[apparmor] Bug#735470: Fwd: Bug#735470: Could be implemented centrally with a dpkg trigger instead of requiring every package shipping an apparmor file to use dh_apparmor
Seth Arnold
seth.arnold at canonical.com
Sat Jan 18 00:20:40 UTC 2014
[I've trimmed the Cc:, it didn't seem worthwhile to keep all this in the
Debian BTS in addition to the usual mail list archives.]
On Thu, Jan 16, 2014 at 04:15:35PM -0800, John Johansen wrote:
> It does not at the moment consider what is loaded into the kernel, but only
> works off of the cache time stamps. For older kernels there really isn't
> a way to check if what is loaded in the kernel is up to date. However
> for 3.12+ kernels we could leverage the policy dir to compare timestamps
> or if policy hashing is enabled we could compare to the sha1 stored for
> each profile that is loaded.
>
> we can of course also change the letter chosen
> @@ -873,6 +878,14 @@
> if (!skip_read_cache &&
> stat(cachename, &stat_bin) == 0 &&
> stat_bin.st_size > 0 && (mru_t_cmp(stat_bin.st_mtim))) {
> + if (update_only) {
> + /* cache hit means profile is not out of
> + * date so don't load
> + */
> + if (show_cache)
> + PERROR("skipping load of up to date: %s\n", cachename);
> + goto out; /* retval already 0 */
> + }
> if (show_cache)
> PERROR("Cache hit: %s\n", cachename);
> retval = process_binary(option, cachename);
I don't like this much; why wouldn't -u be the default?

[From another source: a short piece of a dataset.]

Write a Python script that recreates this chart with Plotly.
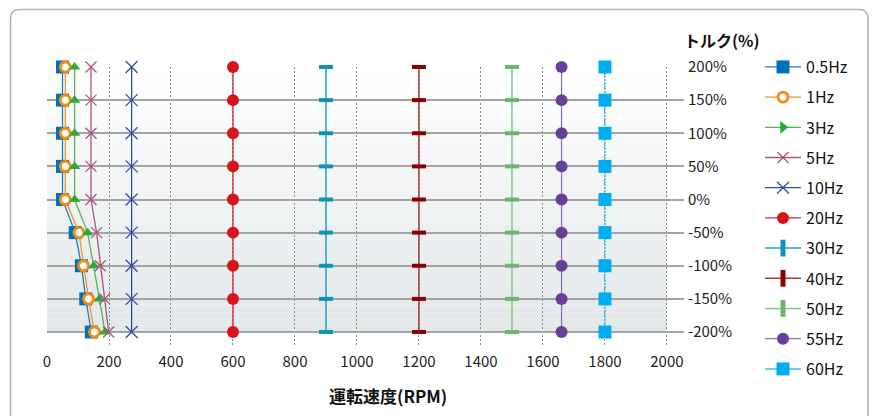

I know that /etc/apparmor/parser.conf can be used to set default options,
but I like that even less -- the parser shouldn't behave differently from
system to system.
Most of the time --replace is the right option. Most of the time
--write-cache is the right option. And once we're happy with the
implementation of -u, it should probably be used for every --replace.
So why expose it to the user? Why not just do it?